--- Data section ---
========
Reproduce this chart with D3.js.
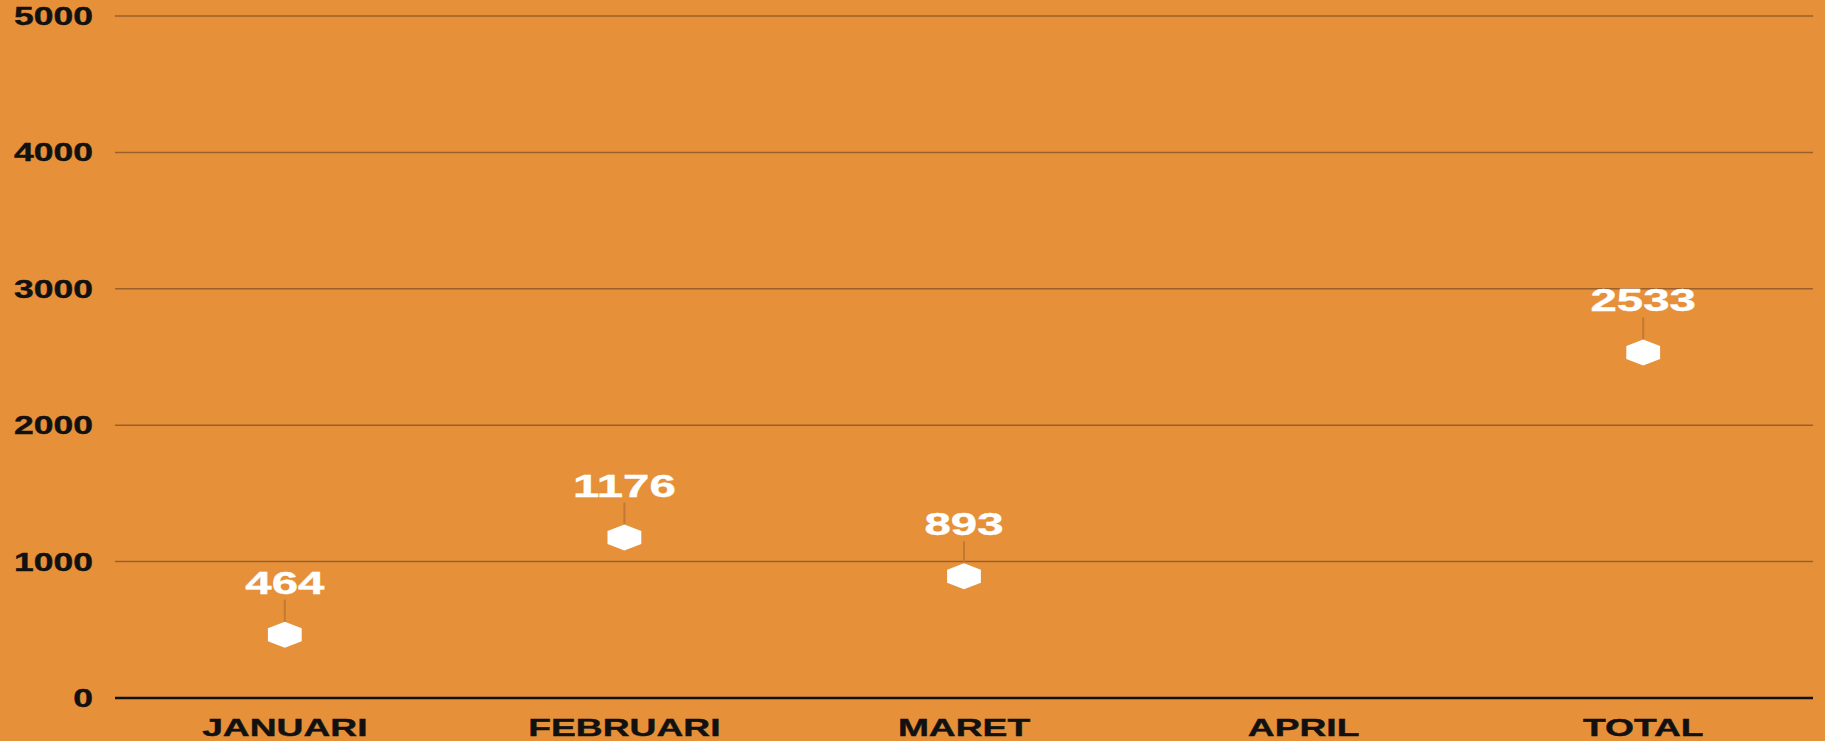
<!DOCTYPE html>
<html>
<head>
<meta charset="utf-8">
<script src="https://cdn.jsdelivr.net/npm/d3@7"></script>
<style>
  html, body { margin: 0; padding: 0; background: #e69039; }
  svg { display: block; }
  text { font-family: "Liberation Sans", Arial, sans-serif; font-weight: bold; }
</style>
</head>
<body>
<svg id="chart" width="1825" height="741"></svg>
<script>
const categories = ["JANUARI", "FEBRUARI", "MARET", "APRIL", "TOTAL"];
const values = [464, 1176, 893, null, 2533];
const yTicks = [0, 1000, 2000, 3000, 4000, 5000];

const W = 1825, H = 741;
const plotLeft = 115, plotRight = 1813, plotTop = 16, plotBottom = 698;

const svg = d3.select('#chart');
svg.append('rect').attr('width', W).attr('height', H).attr('fill', '#e69039');

const x = d3.scaleBand().domain(categories).range([plotLeft, plotRight]);
const y = d3.scaleLinear().domain([0, 5000]).range([plotBottom, plotTop]);

// grid lines
svg.append('g').selectAll('line').data(yTicks).join('line')
  .attr('x1', plotLeft).attr('x2', plotRight)
  .attr('y1', d => y(d)).attr('y2', d => y(d))
  .attr('stroke', d => d === 0 ? '#111' : '#9a5f2a')
  .attr('stroke-width', d => d === 0 ? 2.5 : 1.5);

// y labels
svg.append('g').selectAll('text').data(yTicks).join('text')
  .attr('transform', d => `translate(93,${y(d)}) scale(1.42,1)`)
  .attr('text-anchor', 'end')
  .attr('dy', '0.36em')
  .attr('font-size', 25)
  .attr('fill', '#111')
  .attr('stroke', '#111').attr('stroke-width', 0.4)
  .text(d => d);

// x labels
svg.append('g').selectAll('text').data(categories).join('text')
  .attr('transform', d => `translate(${x(d) + x.bandwidth() / 2},736) scale(1.55,1)`)
  .attr('text-anchor', 'middle')
  .attr('font-size', 24)
  .attr('fill', '#111')
  .attr('stroke', '#111').attr('stroke-width', 0.4)
  .text(d => d);

const pts = categories.map((c, i) => ({ c, v: values[i] })).filter(d => d.v != null);

const hex = d3.line()(d3.range(6).map(k => {
  const a = Math.PI / 2 + k * Math.PI / 3;
  return [13 * Math.cos(a), 13 * Math.sin(a)];
})) + 'Z';

const g = svg.append('g').selectAll('g').data(pts).join('g')
  .attr('transform', d => `translate(${x(d.c) + x.bandwidth() / 2},${y(d.v)})`);

g.append('line')
  .attr('y1', -35).attr('y2', -13)
  .attr('stroke', '#c27a33').attr('stroke-width', 2);

g.append('path')
  .attr('d', hex)
  .attr('transform', 'scale(1.5,1)')
  .attr('fill', '#fff');

g.append('text')
  .attr('transform', 'translate(0,-41) scale(1.48,1)')
  .attr('text-anchor', 'middle')
  .attr('font-size', 32)
  .attr('fill', '#fff')
  .attr('stroke', '#fff').attr('stroke-width', 0.4)
  .text(d => d.v);
</script>
</body>
</html>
========
--- Short problem ---
Repeat the data above exactly, but not the pictures.

--- Solution below ---
Reproduce this chart with D3.js.
<!DOCTYPE html>
<html>
<head>
<meta charset="utf-8">
<script src="https://cdn.jsdelivr.net/npm/d3@7"></script>
<style>
  html, body { margin: 0; padding: 0; background: #e69039; }
  svg { display: block; }
  text { font-family: "Liberation Sans", Arial, sans-serif; font-weight: bold; }
</style>
</head>
<body>
<svg id="chart" width="1825" height="741"></svg>
<script>
const categories = ["JANUARI", "FEBRUARI", "MARET", "APRIL", "TOTAL"];
const values = [464, 1176, 893, null, 2533];
const yTicks = [0, 1000, 2000, 3000, 4000, 5000];

const W = 1825, H = 741;
const plotLeft = 115, plotRight = 1813, plotTop = 16, plotBottom = 698;

const svg = d3.select('#chart');
svg.append('rect').attr('width', W).attr('height', H).attr('fill', '#e69039');

const x = d3.scaleBand().domain(categories).range([plotLeft, plotRight]);
const y = d3.scaleLinear().domain([0, 5000]).range([plotBottom, plotTop]);

// grid lines
svg.append('g').selectAll('line').data(yTicks).join('line')
  .attr('x1', plotLeft).attr('x2', plotRight)
  .attr('y1', d => y(d)).attr('y2', d => y(d))
  .attr('stroke', d => d === 0 ? '#111' : '#9a5f2a')
  .attr('stroke-width', d => d === 0 ? 2.5 : 1.5);

// y labels
svg.append('g').selectAll('text').data(yTicks).join('text')
  .attr('transform', d => `translate(93,${y(d)}) scale(1.42,1)`)
  .attr('text-anchor', 'end')
  .attr('dy', '0.36em')
  .attr('font-size', 25)
  .attr('fill', '#111')
  .attr('stroke', '#111').attr('stroke-width', 0.4)
  .text(d => d);

// x labels
svg.append('g').selectAll('text').data(categories).join('text')
  .attr('transform', d => `translate(${x(d) + x.bandwidth() / 2},736) scale(1.55,1)`)
  .attr('text-anchor', 'middle')
  .attr('font-size', 24)
  .attr('fill', '#111')
  .attr('stroke', '#111').attr('stroke-width', 0.4)
  .text(d => d);

const pts = categories.map((c, i) => ({ c, v: values[i] })).filter(d => d.v != null);

const hex = d3.line()(d3.range(6).map(k => {
  const a = Math.PI / 2 + k * Math.PI / 3;
  return [13 * Math.cos(a), 13 * Math.sin(a)];
})) + 'Z';

const g = svg.append('g').selectAll('g').data(pts).join('g')
  .attr('transform', d => `translate(${x(d.c) + x.bandwidth() / 2},${y(d.v)})`);

g.append('line')
  .attr('y1', -35).attr('y2', -13)
  .attr('stroke', '#c27a33').attr('stroke-width', 2);

g.append('path')
  .attr('d', hex)
  .attr('transform', 'scale(1.5,1)')
  .attr('fill', '#fff');

g.append('text')
  .attr('transform', 'translate(0,-41) scale(1.48,1)')
  .attr('text-anchor', 'middle')
  .attr('font-size', 32)
  .attr('fill', '#fff')
  .attr('stroke', '#fff').attr('stroke-width', 0.4)
  .text(d => d.v);
</script>
</body>
</html>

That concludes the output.